* [Aim] Print all of the lines exactly. Any picture among them stays out.

* [Data excerpt]
/---

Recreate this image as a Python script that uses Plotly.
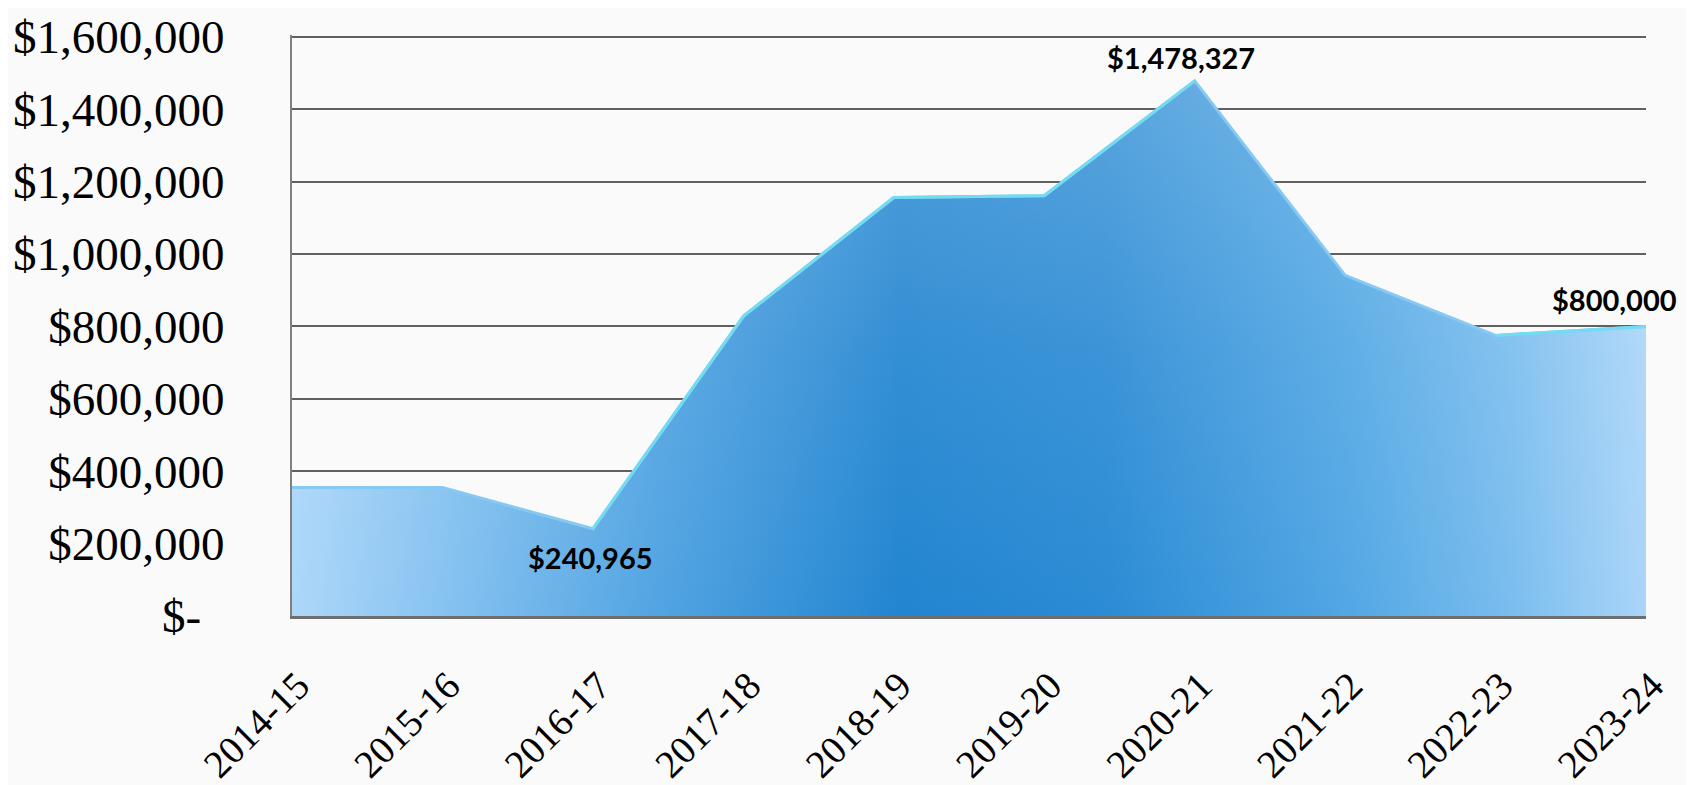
import plotly.graph_objects as go

years = ["2014-15", "2015-16", "2016-17", "2017-18", "2018-19",
         "2019-20", "2020-21", "2021-22", "2022-23", "2023-24"]
amounts = [355000, 355000, 240965, 828000, 1156000,
           1161000, 1478327, 941000, 775000, 800000]

y_ticks = [0, 200000, 400000, 600000, 800000, 1000000, 1200000, 1400000, 1600000]
y_tick_text = ["$-\u00a0\u00a0", "$200,000", "$400,000", "$600,000", "$800,000",
               "$1,000,000", "$1,200,000", "$1,400,000", "$1,600,000"]

# labelled points: (index, text, xshift, yshift, yanchor)
labels = [(2, "$240,965", -2, -9, "top"),
          (6, "$1,478,327", -14, 4, "bottom"),
          (9, "$800,000", -32, 7, "bottom")]

fig = go.Figure()

# main area with horizontal gradient
fig.add_trace(go.Scatter(
    x=years, y=amounts, mode="lines", line=dict(width=0, color="rgba(0,0,0,0)"),
    fill="tozeroy",
    fillgradient=dict(type="horizontal", colorscale=[
        [0.0, "#add7f9"], [0.12, "#84c1f0"], [0.27, "#52a4e2"],
        [0.45, "#2285d0"], [0.6, "#2b8bd4"], [0.78, "#52a7e4"],
        [0.9, "#7abdee"], [1.0, "#aad5f8"]]),
    hoverinfo="skip", showlegend=False))

# lightening overlay towards the top
fig.add_trace(go.Scatter(
    x=years, y=amounts, mode="lines", line=dict(width=0, color="rgba(0,0,0,0)"),
    fill="tozeroy",
    fillgradient=dict(type="vertical", colorscale=[
        [0.0, "rgba(255,255,255,0)"], [0.5, "rgba(255,255,255,0.08)"],
        [1.0, "rgba(255,255,255,0.22)"]], start=0, stop=max(amounts)),
    hoverinfo="skip", showlegend=False))

# top edge line
fig.add_trace(go.Scatter(
    x=years, y=amounts, mode="lines", line=dict(width=3, color="#86c9f2"),
    hoverinfo="skip", showlegend=False))

# highlight on rising segments
rise_x, rise_y = [], []
for i in range(1, len(amounts)):
    if amounts[i] > amounts[i - 1]:
        rise_x += [years[i - 1], years[i], None]
        rise_y += [amounts[i - 1], amounts[i], None]
fig.add_trace(go.Scatter(
    x=rise_x, y=rise_y, mode="lines", line=dict(width=3, color="#72dcf2"),
    connectgaps=False, hoverinfo="skip", showlegend=False))

for idx, txt, xs, ys, ya in labels:
    fig.add_annotation(x=years[idx], y=amounts[idx], text="<b>" + txt + "</b>",
                       showarrow=False, xshift=xs, yshift=ys, yanchor=ya,
                       font=dict(family="Lato", size=29, color="#000000"))

fig.update_layout(
    width=1694, height=785,
    margin=dict(l=284, r=56, t=27, b=177),
    paper_bgcolor="#fafafa", plot_bgcolor="#fafafa",
    showlegend=False,
    xaxis=dict(type="category", range=[0, len(years) - 1], showgrid=False,
               tickangle=-45, ticks="", ticklabelstandoff=28, ticklabelshift=6,
               automargin=False,
               tickfont=dict(family="Liberation Serif", size=39, color="#000000"),
               showline=True, linecolor="#6e6e6e", linewidth=3, zeroline=False),
    yaxis=dict(range=[0, 1605000], tickvals=y_ticks, ticktext=y_tick_text,
               showgrid=True, gridcolor="#606060", gridwidth=2, automargin=False,
               ticks="", ticklabelstandoff=56, ticklabeloverflow="allow",
               tickfont=dict(family="Liberation Serif", size=47, color="#000000"),
               showline=True, linecolor="#808080", linewidth=2, zeroline=False),
)

fig.write_html("out.html")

\---

* [Completed task]
Recreate this image as a Python script that uses Plotly.
import plotly.graph_objects as go

years = ["2014-15", "2015-16", "2016-17", "2017-18", "2018-19",
         "2019-20", "2020-21", "2021-22", "2022-23", "2023-24"]
amounts = [355000, 355000, 240965, 828000, 1156000,
           1161000, 1478327, 941000, 775000, 800000]

y_ticks = [0, 200000, 400000, 600000, 800000, 1000000, 1200000, 1400000, 1600000]
y_tick_text = ["$-\u00a0\u00a0", "$200,000", "$400,000", "$600,000", "$800,000",
               "$1,000,000", "$1,200,000", "$1,400,000", "$1,600,000"]

# labelled points: (index, text, xshift, yshift, yanchor)
labels = [(2, "$240,965", -2, -9, "top"),
          (6, "$1,478,327", -14, 4, "bottom"),
          (9, "$800,000", -32, 7, "bottom")]

fig = go.Figure()

# main area with horizontal gradient
fig.add_trace(go.Scatter(
    x=years, y=amounts, mode="lines", line=dict(width=0, color="rgba(0,0,0,0)"),
    fill="tozeroy",
    fillgradient=dict(type="horizontal", colorscale=[
        [0.0, "#add7f9"], [0.12, "#84c1f0"], [0.27, "#52a4e2"],
        [0.45, "#2285d0"], [0.6, "#2b8bd4"], [0.78, "#52a7e4"],
        [0.9, "#7abdee"], [1.0, "#aad5f8"]]),
    hoverinfo="skip", showlegend=False))

# lightening overlay towards the top
fig.add_trace(go.Scatter(
    x=years, y=amounts, mode="lines", line=dict(width=0, color="rgba(0,0,0,0)"),
    fill="tozeroy",
    fillgradient=dict(type="vertical", colorscale=[
        [0.0, "rgba(255,255,255,0)"], [0.5, "rgba(255,255,255,0.08)"],
        [1.0, "rgba(255,255,255,0.22)"]], start=0, stop=max(amounts)),
    hoverinfo="skip", showlegend=False))

# top edge line
fig.add_trace(go.Scatter(
    x=years, y=amounts, mode="lines", line=dict(width=3, color="#86c9f2"),
    hoverinfo="skip", showlegend=False))

# highlight on rising segments
rise_x, rise_y = [], []
for i in range(1, len(amounts)):
    if amounts[i] > amounts[i - 1]:
        rise_x += [years[i - 1], years[i], None]
        rise_y += [amounts[i - 1], amounts[i], None]
fig.add_trace(go.Scatter(
    x=rise_x, y=rise_y, mode="lines", line=dict(width=3, color="#72dcf2"),
    connectgaps=False, hoverinfo="skip", showlegend=False))

for idx, txt, xs, ys, ya in labels:
    fig.add_annotation(x=years[idx], y=amounts[idx], text="<b>" + txt + "</b>",
                       showarrow=False, xshift=xs, yshift=ys, yanchor=ya,
                       font=dict(family="Lato", size=29, color="#000000"))

fig.update_layout(
    width=1694, height=785,
    margin=dict(l=284, r=56, t=27, b=177),
    paper_bgcolor="#fafafa", plot_bgcolor="#fafafa",
    showlegend=False,
    xaxis=dict(type="category", range=[0, len(years) - 1], showgrid=False,
               tickangle=-45, ticks="", ticklabelstandoff=28, ticklabelshift=6,
               automargin=False,
               tickfont=dict(family="Liberation Serif", size=39, color="#000000"),
               showline=True, linecolor="#6e6e6e", linewidth=3, zeroline=False),
    yaxis=dict(range=[0, 1605000], tickvals=y_ticks, ticktext=y_tick_text,
               showgrid=True, gridcolor="#606060", gridwidth=2, automargin=False,
               ticks="", ticklabelstandoff=56, ticklabeloverflow="allow",
               tickfont=dict(family="Liberation Serif", size=47, color="#000000"),
               showline=True, linecolor="#808080", linewidth=2, zeroline=False),
)

fig.write_html("out.html")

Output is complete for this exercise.